::: DATA SECTION

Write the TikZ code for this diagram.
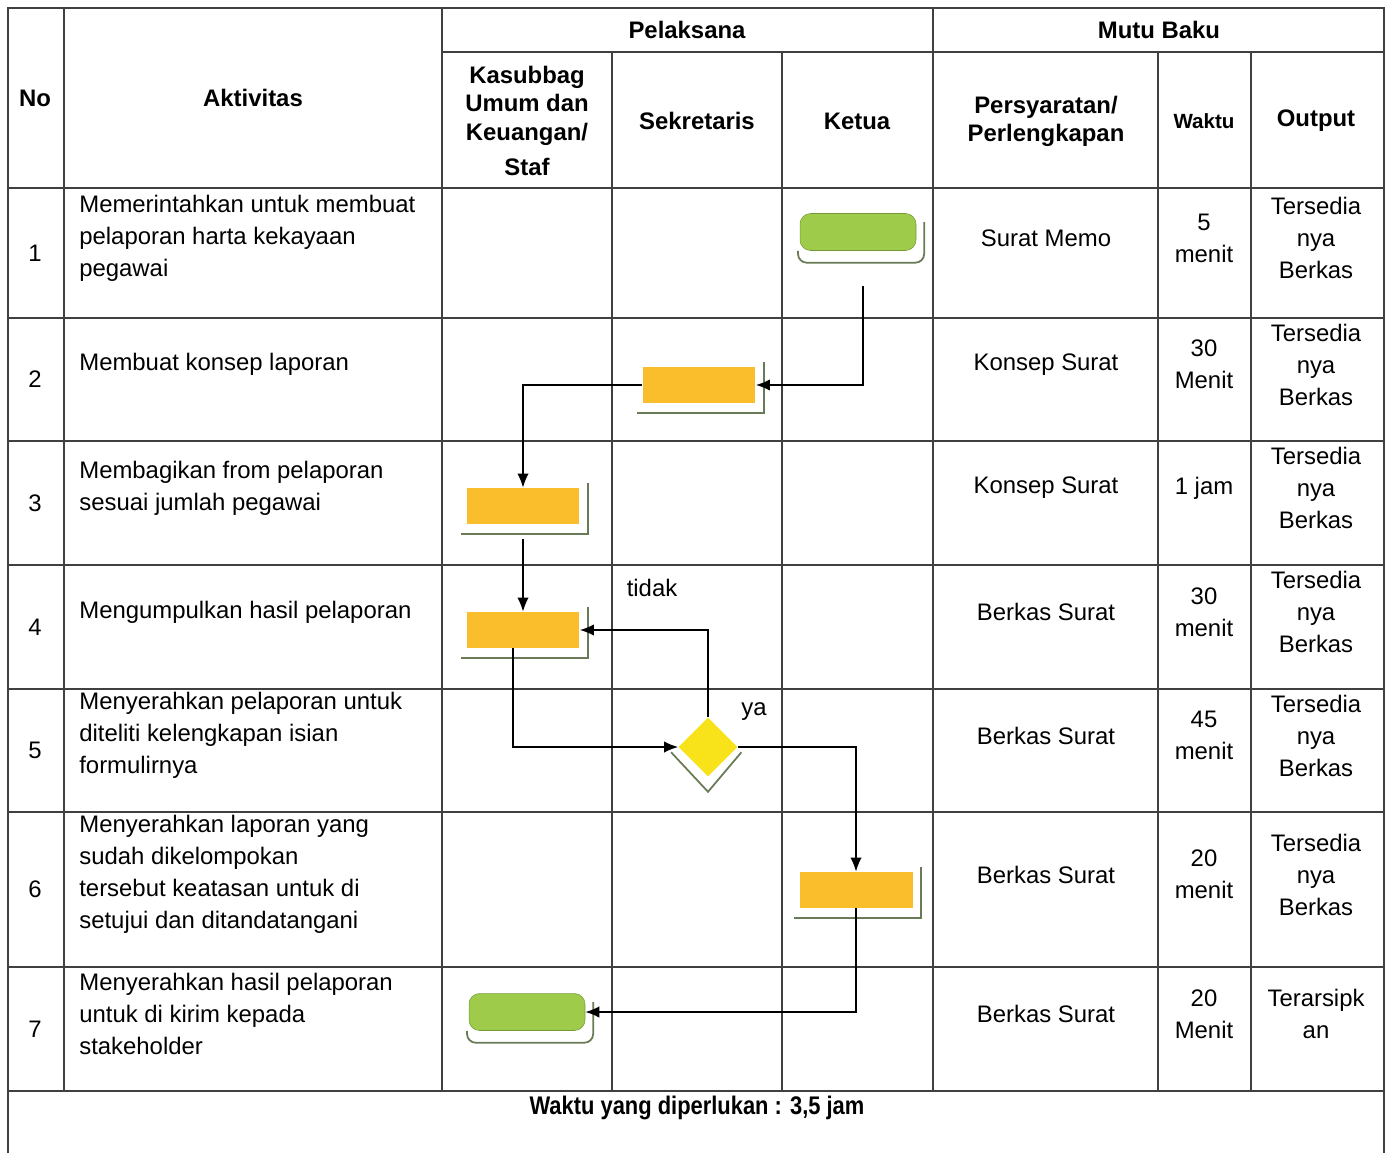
\documentclass[tikz,border=0pt]{standalone}
\usepackage{fontspec}
\setmainfont{Liberation Sans}
\newfontfamily\sempit[FakeStretch=0.86]{Liberation Sans}
\usetikzlibrary{shapes.geometric,arrows.meta}
\definecolor{hijau}{RGB}{158,204,74}
\definecolor{oranye}{RGB}{250,190,44}
\definecolor{kuning}{RGB}{248,226,26}
\definecolor{bayang}{RGB}{104,122,86}
\tikzstyle{mulai} = [rectangle, rounded corners=6pt, minimum width=2.32cm, minimum height=0.74cm, fill=hijau, draw=hijau!75!black, line width=0.3pt]
\tikzstyle{proses} = [rectangle, minimum width=2.26cm, minimum height=0.72cm, fill=oranye]
\tikzstyle{keputusan} = [diamond, aspect=1, minimum width=1.18cm, minimum height=1.18cm, inner sep=0pt, fill=kuning]
\tikzstyle{bayangan} = [draw=bayang, line width=1pt]
\tikzstyle{panah} = [-{Latex[length=8pt,width=6.5pt]}, line width=0.9pt]
\tikzstyle{garis} = [line width=0.7pt, draw=black!75]
\tikzstyle{kepala} = [inner sep=0pt, align=center, font=\bfseries\fontsize{13.6}{16}\selectfont]
\tikzstyle{isi} = [inner sep=0pt, align=center, font=\fontsize{13.6}{18.2}\selectfont]
\tikzstyle{teks} = [inner sep=0pt, align=left, anchor=west, font=\fontsize{13.6}{18.2}\selectfont]

\begin{document}
\begin{tikzpicture}[x=0.02cm, y=-0.02cm]
		\useasboundingbox (0,0) rectangle (1389,1153);
		% tabel
		\draw[garis] (8,1153) -- (8,8) -- (1384,8) -- (1384,1153);
		\draw[garis] (442,52) -- (1384,52);
		\foreach \y in {188,318,441,565,689,812,967,1091}
			\draw[garis] (8,\y) -- (1384,\y);
		\foreach \x in {64,442,933}
			\draw[garis] (\x,8) -- (\x,1091);
		\foreach \x in {612,782,1158,1251}
			\draw[garis] (\x,52) -- (\x,1091);
		
		% judul kolom
		\node[kepala](hno) at (35,98){No};
		\node[kepala](hakt) at (253,98){Aktivitas};
		\node[kepala](hpel) at (687,30){Pelaksana};
		\node[kepala](hmutu) at (1159,30){Mutu Baku};
		\node[kepala](hkasub) at (527,121){Kasubbag\\Umum dan\\Keuangan/\\[4pt]Staf};
		\node[kepala](hsek) at (697,121){Sekretaris};
		\node[kepala](hket) at (857,121){Ketua};
		\node[kepala](hsyarat) at (1046,121){Persyaratan/\\Perlengkapan};
		\node[kepala,font=\bfseries\fontsize{11.7}{14}\selectfont](hwaktu) at (1204,121){Waktu};
		\node[kepala](hout) at (1316,121){Output};
		
		% isi baris
		\foreach \i/\yc/\akt/\syr/\wkt/\out in {
			1/253/{Memerintahkan untuk membuat\\pelaporan harta kekayaan\\pegawai}/{Surat Memo}/{5\\menit}/{Tersedia\\nya\\Berkas},
			2/379.5/{Membuat konsep laporan}/{Konsep Surat}/{30\\Menit}/{Tersedia\\nya\\Berkas},
			3/503/{Membagikan from pelaporan\\sesuai jumlah pegawai}/{Konsep Surat}/{1 jam}/{Tersedia\\nya\\Berkas},
			4/627/{Mengumpulkan hasil pelaporan}/{Berkas Surat}/{30\\menit}/{Tersedia\\nya\\Berkas},
			5/750.5/{Menyerahkan pelaporan untuk\\diteliti kelengkapan isian\\formulirnya}/{Berkas Surat}/{45\\menit}/{Tersedia\\nya\\Berkas},
			6/889.5/{Menyerahkan laporan yang\\sudah dikelompokan\\tersebut keatasan untuk di\\setujui dan ditandatangani}/{Berkas Surat}/{20\\menit}/{Tersedia\\nya\\Berkas},
			7/1029/{Menyerahkan hasil pelaporan\\untuk di kirim kepada\\stakeholder}/{Berkas Surat}/{20\\Menit}/{Terarsipk\\an}}
		{
			\node[isi](no\i) at (35,\yc){\i};
			\node[teks](akt\i) at (79,\yc-15){\akt};
			\node[isi](syr\i) at (1046,\yc-15){\syr};
			\node[isi](wkt\i) at (1204,\yc-15){\wkt};
			\node[isi](out\i) at (1316,\yc-15){\out};
		}
		
		% bagan alir
		\node[mulai](perintah) at (858,232){};
		\node[proses](konsep) at (699,385){};
		\node[proses](bagi) at (523,506){};
		\node[proses](kumpul) at (523,630){};
		\node[keputusan](cek) at (708,747){};
		\node[proses](setuju) at (856,890){};
		\node[mulai](kirim) at (527,1012){};
		
		\foreach \n in {konsep,bagi,kumpul,setuju}
			\draw[bayangan] ([xshift=-3pt,yshift=-5.7pt]\n.south west) -- ([xshift=4.5pt,yshift=-5.7pt]\n.south east) -- ([xshift=4.5pt,yshift=2.5pt]\n.north east);
		\foreach \n in {perintah,kirim}
			\draw[bayangan,rounded corners=5pt] ([xshift=-1pt]\n.south west) |- ([xshift=4.5pt,yshift=-6.8pt]\n.south east) -- ([xshift=4.5pt,yshift=-5pt]\n.north east);
		\draw[bayangan] ([xshift=-4pt,yshift=-3pt]cek.west) -- ([yshift=-8.5pt]cek.south) -- ([xshift=2pt,yshift=-3pt]cek.east);
		
		\node[isi](tidak) at (652,588){tidak};
		\node[isi](ya) at (754,712){ya};
		
		\draw[panah,shorten <=0.7cm] ([xshift=0.1cm]perintah.south) |- (konsep.east);
		\draw[panah] (konsep.west) -| (bagi.north);
		\draw[panah,shorten <=0.3cm] (bagi.south) -- (kumpul.north);
		\draw[panah] ([xshift=-0.2cm]kumpul.south) |- (cek.west);
		\draw[panah] (cek.north) |- (kumpul.east);
		\draw[panah] (cek.east) -| (setuju.north);
		\draw[panah] (setuju.south) |- (kirim.east);
		
		% catatan
		\node[inner sep=0pt,font=\sempit\bfseries\fontsize{14.5}{16}\selectfont](total) at (697,1108){Waktu yang diperlukan : 3,5 jam};
		\end{tikzpicture}
\end{document}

::::::

- _REQUIRED TASK_:
Extract the full listing exactly, with the pictures left out.

- _WORKED SOLUTION_:
Write the TikZ code for this diagram.
\documentclass[tikz,border=0pt]{standalone}
\usepackage{fontspec}
\setmainfont{Liberation Sans}
\newfontfamily\sempit[FakeStretch=0.86]{Liberation Sans}
\usetikzlibrary{shapes.geometric,arrows.meta}
\definecolor{hijau}{RGB}{158,204,74}
\definecolor{oranye}{RGB}{250,190,44}
\definecolor{kuning}{RGB}{248,226,26}
\definecolor{bayang}{RGB}{104,122,86}
\tikzstyle{mulai} = [rectangle, rounded corners=6pt, minimum width=2.32cm, minimum height=0.74cm, fill=hijau, draw=hijau!75!black, line width=0.3pt]
\tikzstyle{proses} = [rectangle, minimum width=2.26cm, minimum height=0.72cm, fill=oranye]
\tikzstyle{keputusan} = [diamond, aspect=1, minimum width=1.18cm, minimum height=1.18cm, inner sep=0pt, fill=kuning]
\tikzstyle{bayangan} = [draw=bayang, line width=1pt]
\tikzstyle{panah} = [-{Latex[length=8pt,width=6.5pt]}, line width=0.9pt]
\tikzstyle{garis} = [line width=0.7pt, draw=black!75]
\tikzstyle{kepala} = [inner sep=0pt, align=center, font=\bfseries\fontsize{13.6}{16}\selectfont]
\tikzstyle{isi} = [inner sep=0pt, align=center, font=\fontsize{13.6}{18.2}\selectfont]
\tikzstyle{teks} = [inner sep=0pt, align=left, anchor=west, font=\fontsize{13.6}{18.2}\selectfont]

\begin{document}
\begin{tikzpicture}[x=0.02cm, y=-0.02cm]
		\useasboundingbox (0,0) rectangle (1389,1153);
		% tabel
		\draw[garis] (8,1153) -- (8,8) -- (1384,8) -- (1384,1153);
		\draw[garis] (442,52) -- (1384,52);
		\foreach \y in {188,318,441,565,689,812,967,1091}
			\draw[garis] (8,\y) -- (1384,\y);
		\foreach \x in {64,442,933}
			\draw[garis] (\x,8) -- (\x,1091);
		\foreach \x in {612,782,1158,1251}
			\draw[garis] (\x,52) -- (\x,1091);
		
		% judul kolom
		\node[kepala](hno) at (35,98){No};
		\node[kepala](hakt) at (253,98){Aktivitas};
		\node[kepala](hpel) at (687,30){Pelaksana};
		\node[kepala](hmutu) at (1159,30){Mutu Baku};
		\node[kepala](hkasub) at (527,121){Kasubbag\\Umum dan\\Keuangan/\\[4pt]Staf};
		\node[kepala](hsek) at (697,121){Sekretaris};
		\node[kepala](hket) at (857,121){Ketua};
		\node[kepala](hsyarat) at (1046,121){Persyaratan/\\Perlengkapan};
		\node[kepala,font=\bfseries\fontsize{11.7}{14}\selectfont](hwaktu) at (1204,121){Waktu};
		\node[kepala](hout) at (1316,121){Output};
		
		% isi baris
		\foreach \i/\yc/\akt/\syr/\wkt/\out in {
			1/253/{Memerintahkan untuk membuat\\pelaporan harta kekayaan\\pegawai}/{Surat Memo}/{5\\menit}/{Tersedia\\nya\\Berkas},
			2/379.5/{Membuat konsep laporan}/{Konsep Surat}/{30\\Menit}/{Tersedia\\nya\\Berkas},
			3/503/{Membagikan from pelaporan\\sesuai jumlah pegawai}/{Konsep Surat}/{1 jam}/{Tersedia\\nya\\Berkas},
			4/627/{Mengumpulkan hasil pelaporan}/{Berkas Surat}/{30\\menit}/{Tersedia\\nya\\Berkas},
			5/750.5/{Menyerahkan pelaporan untuk\\diteliti kelengkapan isian\\formulirnya}/{Berkas Surat}/{45\\menit}/{Tersedia\\nya\\Berkas},
			6/889.5/{Menyerahkan laporan yang\\sudah dikelompokan\\tersebut keatasan untuk di\\setujui dan ditandatangani}/{Berkas Surat}/{20\\menit}/{Tersedia\\nya\\Berkas},
			7/1029/{Menyerahkan hasil pelaporan\\untuk di kirim kepada\\stakeholder}/{Berkas Surat}/{20\\Menit}/{Terarsipk\\an}}
		{
			\node[isi](no\i) at (35,\yc){\i};
			\node[teks](akt\i) at (79,\yc-15){\akt};
			\node[isi](syr\i) at (1046,\yc-15){\syr};
			\node[isi](wkt\i) at (1204,\yc-15){\wkt};
			\node[isi](out\i) at (1316,\yc-15){\out};
		}
		
		% bagan alir
		\node[mulai](perintah) at (858,232){};
		\node[proses](konsep) at (699,385){};
		\node[proses](bagi) at (523,506){};
		\node[proses](kumpul) at (523,630){};
		\node[keputusan](cek) at (708,747){};
		\node[proses](setuju) at (856,890){};
		\node[mulai](kirim) at (527,1012){};
		
		\foreach \n in {konsep,bagi,kumpul,setuju}
			\draw[bayangan] ([xshift=-3pt,yshift=-5.7pt]\n.south west) -- ([xshift=4.5pt,yshift=-5.7pt]\n.south east) -- ([xshift=4.5pt,yshift=2.5pt]\n.north east);
		\foreach \n in {perintah,kirim}
			\draw[bayangan,rounded corners=5pt] ([xshift=-1pt]\n.south west) |- ([xshift=4.5pt,yshift=-6.8pt]\n.south east) -- ([xshift=4.5pt,yshift=-5pt]\n.north east);
		\draw[bayangan] ([xshift=-4pt,yshift=-3pt]cek.west) -- ([yshift=-8.5pt]cek.south) -- ([xshift=2pt,yshift=-3pt]cek.east);
		
		\node[isi](tidak) at (652,588){tidak};
		\node[isi](ya) at (754,712){ya};
		
		\draw[panah,shorten <=0.7cm] ([xshift=0.1cm]perintah.south) |- (konsep.east);
		\draw[panah] (konsep.west) -| (bagi.north);
		\draw[panah,shorten <=0.3cm] (bagi.south) -- (kumpul.north);
		\draw[panah] ([xshift=-0.2cm]kumpul.south) |- (cek.west);
		\draw[panah] (cek.north) |- (kumpul.east);
		\draw[panah] (cek.east) -| (setuju.north);
		\draw[panah] (setuju.south) |- (kirim.east);
		
		% catatan
		\node[inner sep=0pt,font=\sempit\bfseries\fontsize{14.5}{16}\selectfont](total) at (697,1108){Waktu yang diperlukan : 3,5 jam};
		\end{tikzpicture}
\end{document}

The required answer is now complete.